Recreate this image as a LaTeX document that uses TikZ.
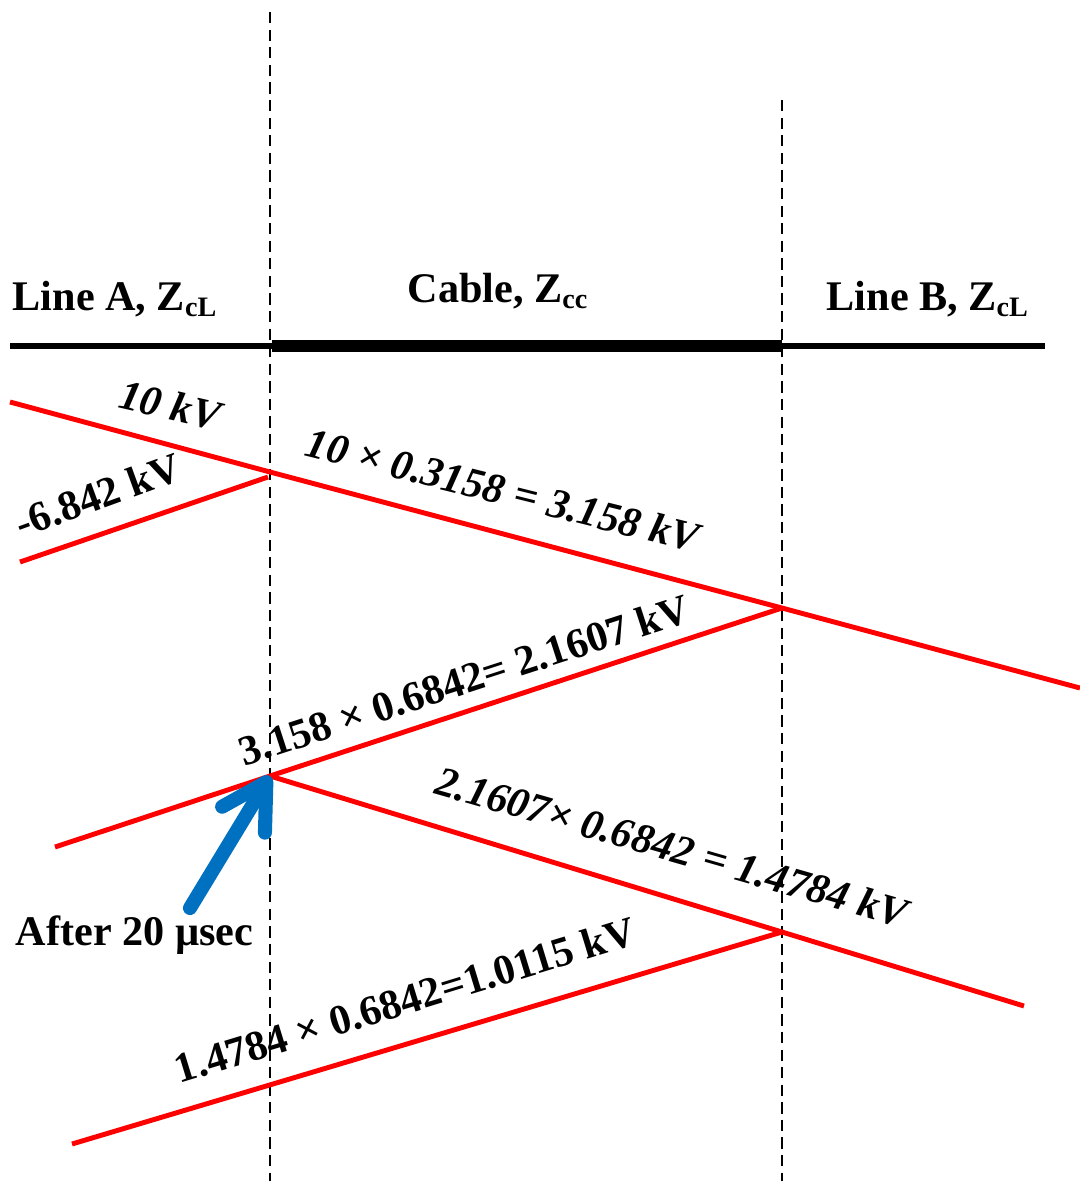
\documentclass[tikz,border=0pt]{standalone}
\usepackage{fontspec}
\setmainfont{Liberation Serif}
\usetikzlibrary{arrows.meta}
\definecolor{arrowblue}{RGB}{0,112,192}

\begin{document}
\begin{tikzpicture}[x=0.01cm, y=-0.01cm,
    wave/.style={red, line width=1.4pt},
    joint/.style={black, line width=0.7pt, dash pattern=on 3.2pt off 1.8pt},
    head/.style={inner sep=0pt, anchor=base west, font=\fontsize{12}{14}\selectfont\bfseries},
    lbl/.style={inner sep=0pt, font=\fontsize{12}{14}\selectfont\bfseries},
    ilbl/.style={inner sep=0pt, font=\fontsize{12}{14}\selectfont\bfseries\itshape}]
  \useasboundingbox (0,0) rectangle (1080,1181);

  % Junctions
  \coordinate (jAtop) at (270,12);
  \coordinate (jAbot) at (270,1181);
  \coordinate (jBtop) at (782,100);
  \coordinate (jBbot) at (782,1181);
  \draw[joint] (jAtop) -- (jAbot);
  \draw[joint] (jBtop) -- (jBbot);

  % Line A -- cable -- line B
  \coordinate (lineA) at (10,346);
  \coordinate (cableL) at (272,346);
  \coordinate (cableR) at (782,346);
  \coordinate (lineB) at (1045,346);
  \draw[line width=1.7pt] (lineA) -- (cableL);
  \draw[line width=3.4pt] (cableL) -- (cableR);
  \draw[line width=1.7pt] (cableR) -- (lineB);
  \node[head] (nameA) at (12,310) {Line A, Z\textsubscript{cL}};
  \node[head] (nameC) at (407,302) {Cable, Z\textsubscript{cc}};
  \node[head] (nameB) at (826,310) {Line B, Z\textsubscript{cL}};

  % Lattice of travelling waves
  \coordinate (inc) at (10,402);
  \coordinate (hitA1) at (270,472);
  \coordinate (hitB1) at (782,608);
  \coordinate (out1) at (1080,688);
  \coordinate (refl0) at (268,477);
  \coordinate (refl1) at (20,562);
  \coordinate (hitA2) at (270,776);
  \coordinate (out2) at (55,847);
  \coordinate (hitB2) at (782,932);
  \coordinate (out3) at (1024,1006);
  \coordinate (out4) at (72,1144);
  \draw[wave] (inc) -- (hitA1) -- (hitB1) -- (out1);
  \draw[wave] (refl0) -- (refl1);
  \draw[wave] (hitB1) -- (hitA2) -- (out2);
  \draw[wave] (hitA2) -- (hitB2) -- (out3);
  \draw[wave] (hitB2) -- (out4);

  % Values
  \node[ilbl, rotate=-13] (v0) at (170,405) {10 kV};
  \node[lbl, rotate=20] (r0) at (98,495) {-6.842 kV};
  \node[ilbl, rotate=-14] (v1) at (503,490) {10 × 0.3158 = 3.158 kV};
  \node[lbl, rotate=18] (v2) at (464,680) {3.158 × 0.6842= 2.1607 kV};
  \node[ilbl, rotate=-16] (v3) at (672,847) {2.1607× 0.6842 = 1.4784 kV};
  \node[lbl, rotate=17] (v4) at (405,1000) {1.4784 × 0.6842=1.0115 kV};

  % Time mark
  \node[head] (after) at (15,945) {After 20 µsec};
  \coordinate (arrTail) at (190,908);
  \draw[arrowblue, line width=4pt, line cap=round,
        -{Straight Barb[length=4.4mm, width=5mm, round]}] (arrTail) -- (hitA2);
\end{tikzpicture}
\end{document}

TASK TO COMPLETE — Up to and including the line containing "(nameB) at (826,310)", repeat every line from the start of the data, but none of the pictures.

RESPONSE FOR THIS EXERCISE —
Recreate this image as a LaTeX document that uses TikZ.
\documentclass[tikz,border=0pt]{standalone}
\usepackage{fontspec}
\setmainfont{Liberation Serif}
\usetikzlibrary{arrows.meta}
\definecolor{arrowblue}{RGB}{0,112,192}

\begin{document}
\begin{tikzpicture}[x=0.01cm, y=-0.01cm,
    wave/.style={red, line width=1.4pt},
    joint/.style={black, line width=0.7pt, dash pattern=on 3.2pt off 1.8pt},
    head/.style={inner sep=0pt, anchor=base west, font=\fontsize{12}{14}\selectfont\bfseries},
    lbl/.style={inner sep=0pt, font=\fontsize{12}{14}\selectfont\bfseries},
    ilbl/.style={inner sep=0pt, font=\fontsize{12}{14}\selectfont\bfseries\itshape}]
  \useasboundingbox (0,0) rectangle (1080,1181);

  % Junctions
  \coordinate (jAtop) at (270,12);
  \coordinate (jAbot) at (270,1181);
  \coordinate (jBtop) at (782,100);
  \coordinate (jBbot) at (782,1181);
  \draw[joint] (jAtop) -- (jAbot);
  \draw[joint] (jBtop) -- (jBbot);

  % Line A -- cable -- line B
  \coordinate (lineA) at (10,346);
  \coordinate (cableL) at (272,346);
  \coordinate (cableR) at (782,346);
  \coordinate (lineB) at (1045,346);
  \draw[line width=1.7pt] (lineA) -- (cableL);
  \draw[line width=3.4pt] (cableL) -- (cableR);
  \draw[line width=1.7pt] (cableR) -- (lineB);
  \node[head] (nameA) at (12,310) {Line A, Z\textsubscript{cL}};
  \node[head] (nameC) at (407,302) {Cable, Z\textsubscript{cc}};
  \node[head] (nameB) at (826,310) {Line B, Z\textsubscript{cL}};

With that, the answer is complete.